# START OF MATERIAL SUPPLIED

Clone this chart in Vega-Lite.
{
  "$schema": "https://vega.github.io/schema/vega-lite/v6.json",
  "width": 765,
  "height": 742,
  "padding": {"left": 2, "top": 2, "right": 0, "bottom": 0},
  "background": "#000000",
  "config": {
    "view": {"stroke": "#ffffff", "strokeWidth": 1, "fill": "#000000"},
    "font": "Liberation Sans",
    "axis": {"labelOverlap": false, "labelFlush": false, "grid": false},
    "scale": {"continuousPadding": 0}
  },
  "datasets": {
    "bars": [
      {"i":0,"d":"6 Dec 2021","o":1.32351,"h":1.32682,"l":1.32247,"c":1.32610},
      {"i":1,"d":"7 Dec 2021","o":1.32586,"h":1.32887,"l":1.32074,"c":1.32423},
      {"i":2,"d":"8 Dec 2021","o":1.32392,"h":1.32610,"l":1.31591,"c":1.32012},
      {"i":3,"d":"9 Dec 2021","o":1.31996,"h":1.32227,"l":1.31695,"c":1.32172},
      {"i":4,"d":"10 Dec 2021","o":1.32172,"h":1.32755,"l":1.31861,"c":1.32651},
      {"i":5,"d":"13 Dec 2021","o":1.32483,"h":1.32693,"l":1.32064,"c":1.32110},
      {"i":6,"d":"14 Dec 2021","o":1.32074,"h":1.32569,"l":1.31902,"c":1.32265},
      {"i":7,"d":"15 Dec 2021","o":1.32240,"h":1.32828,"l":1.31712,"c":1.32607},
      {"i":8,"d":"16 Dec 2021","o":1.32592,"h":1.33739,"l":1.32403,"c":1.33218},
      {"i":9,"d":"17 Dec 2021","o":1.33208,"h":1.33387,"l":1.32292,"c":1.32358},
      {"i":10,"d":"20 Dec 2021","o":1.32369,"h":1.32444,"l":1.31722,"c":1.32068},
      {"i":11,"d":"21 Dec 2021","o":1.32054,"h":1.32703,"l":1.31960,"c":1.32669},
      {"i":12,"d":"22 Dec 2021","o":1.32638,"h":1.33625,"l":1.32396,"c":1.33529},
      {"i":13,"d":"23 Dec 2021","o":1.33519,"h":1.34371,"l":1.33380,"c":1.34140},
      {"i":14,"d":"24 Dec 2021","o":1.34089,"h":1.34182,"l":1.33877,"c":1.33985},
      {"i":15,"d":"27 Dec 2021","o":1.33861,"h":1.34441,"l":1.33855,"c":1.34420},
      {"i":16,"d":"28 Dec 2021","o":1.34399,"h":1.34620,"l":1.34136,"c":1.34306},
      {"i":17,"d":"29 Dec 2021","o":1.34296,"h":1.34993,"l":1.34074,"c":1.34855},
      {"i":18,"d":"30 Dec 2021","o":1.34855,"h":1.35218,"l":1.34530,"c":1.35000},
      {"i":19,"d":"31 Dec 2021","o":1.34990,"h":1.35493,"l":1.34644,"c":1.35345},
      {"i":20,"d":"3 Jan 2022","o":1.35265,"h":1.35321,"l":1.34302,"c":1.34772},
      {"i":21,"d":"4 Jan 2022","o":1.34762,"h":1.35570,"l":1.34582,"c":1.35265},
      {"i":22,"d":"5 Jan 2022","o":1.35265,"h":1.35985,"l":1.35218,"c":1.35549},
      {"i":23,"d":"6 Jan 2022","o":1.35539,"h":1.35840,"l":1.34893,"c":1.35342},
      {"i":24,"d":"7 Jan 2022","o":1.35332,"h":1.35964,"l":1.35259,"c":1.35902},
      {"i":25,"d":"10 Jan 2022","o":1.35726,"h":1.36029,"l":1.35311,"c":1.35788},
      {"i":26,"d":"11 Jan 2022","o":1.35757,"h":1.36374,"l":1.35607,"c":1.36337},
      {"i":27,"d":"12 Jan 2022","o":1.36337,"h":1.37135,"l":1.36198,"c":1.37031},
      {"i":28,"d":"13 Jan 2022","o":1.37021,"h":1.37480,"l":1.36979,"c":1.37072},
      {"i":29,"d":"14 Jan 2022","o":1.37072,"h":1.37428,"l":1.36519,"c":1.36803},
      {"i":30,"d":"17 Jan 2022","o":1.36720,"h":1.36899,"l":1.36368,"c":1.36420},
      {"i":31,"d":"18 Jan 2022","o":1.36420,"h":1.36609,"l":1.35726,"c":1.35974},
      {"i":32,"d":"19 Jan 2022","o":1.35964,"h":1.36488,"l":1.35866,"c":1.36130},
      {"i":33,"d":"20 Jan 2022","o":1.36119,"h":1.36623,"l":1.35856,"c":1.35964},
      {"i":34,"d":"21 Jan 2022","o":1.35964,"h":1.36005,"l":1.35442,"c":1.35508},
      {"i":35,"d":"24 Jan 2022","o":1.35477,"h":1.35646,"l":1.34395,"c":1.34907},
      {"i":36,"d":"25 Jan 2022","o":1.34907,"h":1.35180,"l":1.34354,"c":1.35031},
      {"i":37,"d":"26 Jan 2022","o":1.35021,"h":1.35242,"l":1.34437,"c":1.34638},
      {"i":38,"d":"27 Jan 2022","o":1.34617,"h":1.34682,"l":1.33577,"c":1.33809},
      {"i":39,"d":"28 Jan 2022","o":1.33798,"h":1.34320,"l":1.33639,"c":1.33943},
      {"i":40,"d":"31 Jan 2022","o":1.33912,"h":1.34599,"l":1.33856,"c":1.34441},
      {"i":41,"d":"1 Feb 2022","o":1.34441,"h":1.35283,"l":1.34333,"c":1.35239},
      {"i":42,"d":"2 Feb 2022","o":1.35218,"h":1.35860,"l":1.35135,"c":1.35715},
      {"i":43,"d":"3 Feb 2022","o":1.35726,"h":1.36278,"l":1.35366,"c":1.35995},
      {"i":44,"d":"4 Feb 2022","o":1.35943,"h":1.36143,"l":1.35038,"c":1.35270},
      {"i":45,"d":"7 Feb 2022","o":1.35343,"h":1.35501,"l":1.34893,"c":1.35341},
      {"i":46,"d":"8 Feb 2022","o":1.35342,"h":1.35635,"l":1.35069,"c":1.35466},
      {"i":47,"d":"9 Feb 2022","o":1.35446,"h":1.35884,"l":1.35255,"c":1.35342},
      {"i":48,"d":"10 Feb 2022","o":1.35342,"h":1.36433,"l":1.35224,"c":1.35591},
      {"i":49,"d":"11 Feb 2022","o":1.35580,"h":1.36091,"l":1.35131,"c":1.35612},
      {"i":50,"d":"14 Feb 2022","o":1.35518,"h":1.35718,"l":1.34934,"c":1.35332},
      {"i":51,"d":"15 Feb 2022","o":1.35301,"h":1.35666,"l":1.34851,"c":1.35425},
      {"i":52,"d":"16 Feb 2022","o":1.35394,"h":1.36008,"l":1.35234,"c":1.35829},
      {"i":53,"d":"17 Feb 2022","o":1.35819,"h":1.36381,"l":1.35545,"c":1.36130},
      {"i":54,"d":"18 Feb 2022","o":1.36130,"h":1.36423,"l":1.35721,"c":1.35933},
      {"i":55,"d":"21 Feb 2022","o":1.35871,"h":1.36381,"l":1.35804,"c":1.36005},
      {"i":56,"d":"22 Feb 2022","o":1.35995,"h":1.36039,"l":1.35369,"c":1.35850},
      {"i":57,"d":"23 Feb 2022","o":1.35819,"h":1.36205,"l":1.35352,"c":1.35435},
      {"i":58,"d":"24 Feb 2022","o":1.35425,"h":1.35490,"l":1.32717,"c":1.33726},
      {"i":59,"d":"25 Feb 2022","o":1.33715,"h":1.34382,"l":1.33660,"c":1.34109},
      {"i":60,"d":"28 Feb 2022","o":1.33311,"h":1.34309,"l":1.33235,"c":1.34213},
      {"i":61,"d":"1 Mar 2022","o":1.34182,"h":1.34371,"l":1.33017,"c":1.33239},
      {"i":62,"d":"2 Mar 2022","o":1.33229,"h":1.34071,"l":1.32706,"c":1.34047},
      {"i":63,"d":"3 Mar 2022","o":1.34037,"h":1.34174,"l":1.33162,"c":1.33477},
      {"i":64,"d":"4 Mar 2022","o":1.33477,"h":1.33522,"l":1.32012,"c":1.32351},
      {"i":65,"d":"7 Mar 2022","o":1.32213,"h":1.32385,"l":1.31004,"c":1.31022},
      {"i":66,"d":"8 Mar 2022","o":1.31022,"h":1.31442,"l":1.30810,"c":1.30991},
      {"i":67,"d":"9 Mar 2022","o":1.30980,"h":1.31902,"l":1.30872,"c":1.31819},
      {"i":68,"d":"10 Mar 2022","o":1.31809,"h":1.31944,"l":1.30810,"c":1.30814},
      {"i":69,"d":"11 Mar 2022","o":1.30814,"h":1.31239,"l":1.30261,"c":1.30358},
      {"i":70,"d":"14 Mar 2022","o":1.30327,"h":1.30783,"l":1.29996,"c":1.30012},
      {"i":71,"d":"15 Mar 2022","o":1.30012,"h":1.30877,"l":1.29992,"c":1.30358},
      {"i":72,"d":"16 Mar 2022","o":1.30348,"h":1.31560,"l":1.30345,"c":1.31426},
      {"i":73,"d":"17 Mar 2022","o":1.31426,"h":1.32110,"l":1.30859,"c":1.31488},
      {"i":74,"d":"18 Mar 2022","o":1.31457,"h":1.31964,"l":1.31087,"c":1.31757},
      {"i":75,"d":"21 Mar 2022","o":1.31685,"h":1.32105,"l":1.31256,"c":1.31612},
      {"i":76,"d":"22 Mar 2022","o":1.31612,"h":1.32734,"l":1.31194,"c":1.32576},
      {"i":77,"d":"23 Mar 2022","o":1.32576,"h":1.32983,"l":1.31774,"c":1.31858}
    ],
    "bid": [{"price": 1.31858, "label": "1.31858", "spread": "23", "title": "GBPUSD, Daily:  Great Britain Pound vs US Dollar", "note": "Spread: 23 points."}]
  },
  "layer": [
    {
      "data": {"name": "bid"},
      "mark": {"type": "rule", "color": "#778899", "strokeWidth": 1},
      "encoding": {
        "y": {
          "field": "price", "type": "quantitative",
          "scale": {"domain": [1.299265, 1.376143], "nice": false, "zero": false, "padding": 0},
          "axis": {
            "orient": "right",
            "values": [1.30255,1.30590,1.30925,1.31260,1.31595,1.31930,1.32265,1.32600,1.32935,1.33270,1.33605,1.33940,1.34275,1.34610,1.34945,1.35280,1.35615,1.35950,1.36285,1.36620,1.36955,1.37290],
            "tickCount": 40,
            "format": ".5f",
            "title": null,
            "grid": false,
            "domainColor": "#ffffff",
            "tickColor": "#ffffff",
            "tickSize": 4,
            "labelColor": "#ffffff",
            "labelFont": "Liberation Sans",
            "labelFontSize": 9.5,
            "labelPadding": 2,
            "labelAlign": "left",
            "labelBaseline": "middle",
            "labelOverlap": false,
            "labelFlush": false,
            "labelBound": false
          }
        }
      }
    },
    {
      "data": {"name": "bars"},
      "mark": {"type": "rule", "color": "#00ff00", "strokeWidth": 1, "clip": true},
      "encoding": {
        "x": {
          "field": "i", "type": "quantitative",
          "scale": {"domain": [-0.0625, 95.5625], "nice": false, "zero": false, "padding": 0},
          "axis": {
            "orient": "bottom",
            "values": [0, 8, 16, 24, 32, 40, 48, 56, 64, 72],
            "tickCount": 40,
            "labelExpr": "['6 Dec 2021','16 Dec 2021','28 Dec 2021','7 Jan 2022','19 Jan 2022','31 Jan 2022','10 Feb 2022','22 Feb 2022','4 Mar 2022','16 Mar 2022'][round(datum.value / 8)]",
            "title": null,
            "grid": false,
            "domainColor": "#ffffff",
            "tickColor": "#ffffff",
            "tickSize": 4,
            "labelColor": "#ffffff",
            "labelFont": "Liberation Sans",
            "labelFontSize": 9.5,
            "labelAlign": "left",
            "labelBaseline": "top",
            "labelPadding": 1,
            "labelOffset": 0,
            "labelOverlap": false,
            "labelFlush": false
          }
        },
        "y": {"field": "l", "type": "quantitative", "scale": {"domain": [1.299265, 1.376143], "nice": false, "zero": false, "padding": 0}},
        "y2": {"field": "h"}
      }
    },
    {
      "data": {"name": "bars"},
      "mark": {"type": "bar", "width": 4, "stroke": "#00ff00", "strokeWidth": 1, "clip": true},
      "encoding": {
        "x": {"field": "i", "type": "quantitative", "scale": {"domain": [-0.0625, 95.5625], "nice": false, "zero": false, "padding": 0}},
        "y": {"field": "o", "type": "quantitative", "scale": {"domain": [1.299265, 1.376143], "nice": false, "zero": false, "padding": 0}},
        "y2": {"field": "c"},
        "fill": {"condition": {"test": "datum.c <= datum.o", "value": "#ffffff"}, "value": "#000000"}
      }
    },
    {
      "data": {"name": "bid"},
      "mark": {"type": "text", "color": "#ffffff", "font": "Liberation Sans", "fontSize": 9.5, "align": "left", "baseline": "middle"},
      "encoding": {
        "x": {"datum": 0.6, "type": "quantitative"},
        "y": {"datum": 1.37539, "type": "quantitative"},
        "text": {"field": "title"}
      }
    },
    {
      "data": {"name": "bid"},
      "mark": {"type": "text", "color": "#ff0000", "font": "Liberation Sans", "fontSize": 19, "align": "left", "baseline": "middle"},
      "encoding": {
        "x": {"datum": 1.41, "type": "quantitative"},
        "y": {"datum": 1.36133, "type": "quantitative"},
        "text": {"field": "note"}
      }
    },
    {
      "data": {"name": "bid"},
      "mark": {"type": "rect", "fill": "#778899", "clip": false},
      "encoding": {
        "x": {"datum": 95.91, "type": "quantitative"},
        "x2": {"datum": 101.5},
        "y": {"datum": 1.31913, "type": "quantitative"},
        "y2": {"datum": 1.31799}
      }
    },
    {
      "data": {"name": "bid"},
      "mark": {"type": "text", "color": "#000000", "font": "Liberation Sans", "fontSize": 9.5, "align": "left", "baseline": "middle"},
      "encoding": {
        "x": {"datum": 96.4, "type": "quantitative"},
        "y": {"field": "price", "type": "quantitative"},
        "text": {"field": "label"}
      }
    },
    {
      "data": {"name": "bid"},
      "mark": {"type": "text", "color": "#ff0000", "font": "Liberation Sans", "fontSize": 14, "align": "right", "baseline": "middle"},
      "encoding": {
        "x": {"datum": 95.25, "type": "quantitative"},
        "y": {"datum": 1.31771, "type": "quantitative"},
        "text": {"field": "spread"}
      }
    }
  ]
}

# END OF MATERIAL SUPPLIED
# START OF MATERIAL SUPPLIED

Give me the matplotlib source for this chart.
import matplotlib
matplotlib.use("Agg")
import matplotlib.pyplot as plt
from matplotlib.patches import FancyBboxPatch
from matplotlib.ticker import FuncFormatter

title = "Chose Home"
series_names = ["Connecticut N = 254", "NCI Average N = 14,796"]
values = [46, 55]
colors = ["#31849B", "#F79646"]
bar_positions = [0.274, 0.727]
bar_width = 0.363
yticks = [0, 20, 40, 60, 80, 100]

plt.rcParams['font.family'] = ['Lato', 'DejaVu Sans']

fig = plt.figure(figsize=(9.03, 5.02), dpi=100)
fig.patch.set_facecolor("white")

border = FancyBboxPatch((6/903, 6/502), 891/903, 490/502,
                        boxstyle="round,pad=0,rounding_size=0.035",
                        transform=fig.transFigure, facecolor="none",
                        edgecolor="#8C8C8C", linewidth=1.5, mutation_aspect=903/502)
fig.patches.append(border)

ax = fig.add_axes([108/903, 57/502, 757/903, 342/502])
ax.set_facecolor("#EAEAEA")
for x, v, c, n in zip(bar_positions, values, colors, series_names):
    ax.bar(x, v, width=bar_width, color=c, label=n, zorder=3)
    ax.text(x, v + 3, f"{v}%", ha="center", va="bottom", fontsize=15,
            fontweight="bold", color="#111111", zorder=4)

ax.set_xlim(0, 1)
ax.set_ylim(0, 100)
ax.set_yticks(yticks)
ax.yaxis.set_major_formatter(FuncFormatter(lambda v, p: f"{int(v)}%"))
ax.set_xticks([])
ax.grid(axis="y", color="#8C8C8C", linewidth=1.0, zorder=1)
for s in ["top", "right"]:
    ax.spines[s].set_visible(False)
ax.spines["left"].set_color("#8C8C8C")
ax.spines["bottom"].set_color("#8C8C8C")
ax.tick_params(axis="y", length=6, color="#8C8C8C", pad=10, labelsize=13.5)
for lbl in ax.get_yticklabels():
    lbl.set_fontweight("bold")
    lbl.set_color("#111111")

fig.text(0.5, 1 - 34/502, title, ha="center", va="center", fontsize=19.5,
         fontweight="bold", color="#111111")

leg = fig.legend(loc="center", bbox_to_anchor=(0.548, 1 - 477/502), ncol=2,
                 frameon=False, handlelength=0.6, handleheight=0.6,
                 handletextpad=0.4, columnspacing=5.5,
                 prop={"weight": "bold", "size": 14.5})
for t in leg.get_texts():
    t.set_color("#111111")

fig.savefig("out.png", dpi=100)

# END OF MATERIAL SUPPLIED

### DIRECTIVE
Locate the word "matplotlib" in the records and collect each line it appears in.

### ANSWER TO THIS TASK
Give me the matplotlib source for this chart.
import matplotlib
matplotlib.use("Agg")
import matplotlib.pyplot as plt
from matplotlib.patches import FancyBboxPatch
from matplotlib.ticker import FuncFormatter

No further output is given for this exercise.